Please provide the published, peer-reviewed research that demonstrates via a transparent, complete, and correct methodology that the technique produces any of the results you claim. A method purported as empirical must be able to demonstrate empirical validity. Since your claim arises in and from a religion for which belief in reincarnation is a central tenet, and among which past-life claims inform social status, your audience cannot take your word that it is effective and free from bias.
What controlled experiments did you perform to establish the empirical validity of your modifications to the technique, independent of any previous empirical validation on the parent technique? You seem to imply that the parent method was formulated for willing subjects who believe in incarnation. To what extent was the parent technique and your modified technique validated on a properly controlled mix of subjects? Please describe your method in enough detail so that someone reasonably versed in the scientific method can evaluate its strength.
I will address the case studies allegedly based on this method once you have demonstrate the validity of the method. The actual cases are moot until then.
This indicates that you were favoring a certain outcome and are not necessarily therefore a dispassionate researcher. Since the technique you mention is allegedly well known in Buddhism, did you allow your subjects to be interviewed or mediated by other experts in the technique to validate the results? Or did you rely solely on your own examination and interpretations?
This is especially important since your previous thread seems to indicate you are just as motivated in establishing your own personal prowess as you are in supplying objective, empirical proofs for your religious beliefs. Your "success" in recovering past memories might be explained also by your desire to believe that you have skills that would be praised and valued by your religious peers. Since a proper empiricism would eliminate evident biases in the researcher deriving from such things as narcissism, you need to tell us what empirical controls you applied, if any, to address this.

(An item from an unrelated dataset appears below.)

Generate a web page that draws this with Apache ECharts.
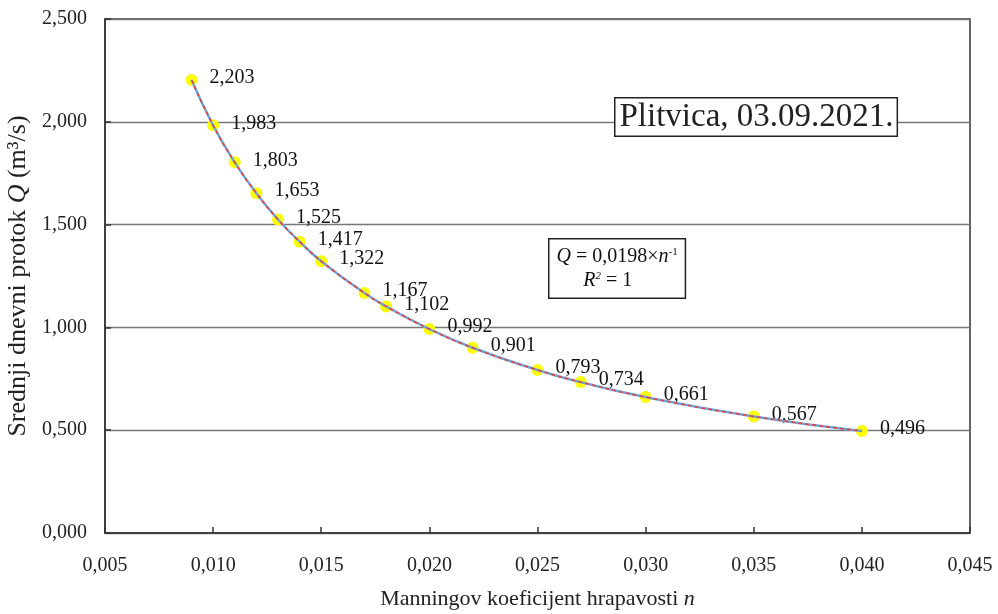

There may be, but you haven't provided any. Your first case is simply an assumption drawn from incomplete data. The remainder of your cases are personal claims made on the basis of an alleged religious technique for which you provide no suitable validation. All of it is anecdotal.
What precisely do you mean by "open mind" in this thread? If I read between the lines, you seem to suggest that open-mindedness would involve relaxing or ignoring appropriate empirical controls as they affect your claims.
That is simply not going to happen, so don't bother asking. Far too many fringe claimants have tried to gaslight their critics into believing that they must lower their standards in order to participate in the debate. I assure you the audience here is well attuned to such shoddy and transparent tactics.
A very large part of my job involves testing putatively scientific claims for validity. I will be merciless, but fair according to science. If you can meet the reasonable standards of scientific inquiry, you will having nothing to fear. If you're simply going to play the same social-engineering games as your predecessors, and as you've done in the past, I will afford you
no quarter whatsoever. Whereupon I predict you will fabricate some excuse to ignore me.
Let me ask you this question: Are you open-minded enough to consider as a real possibility that your religious beliefs are false?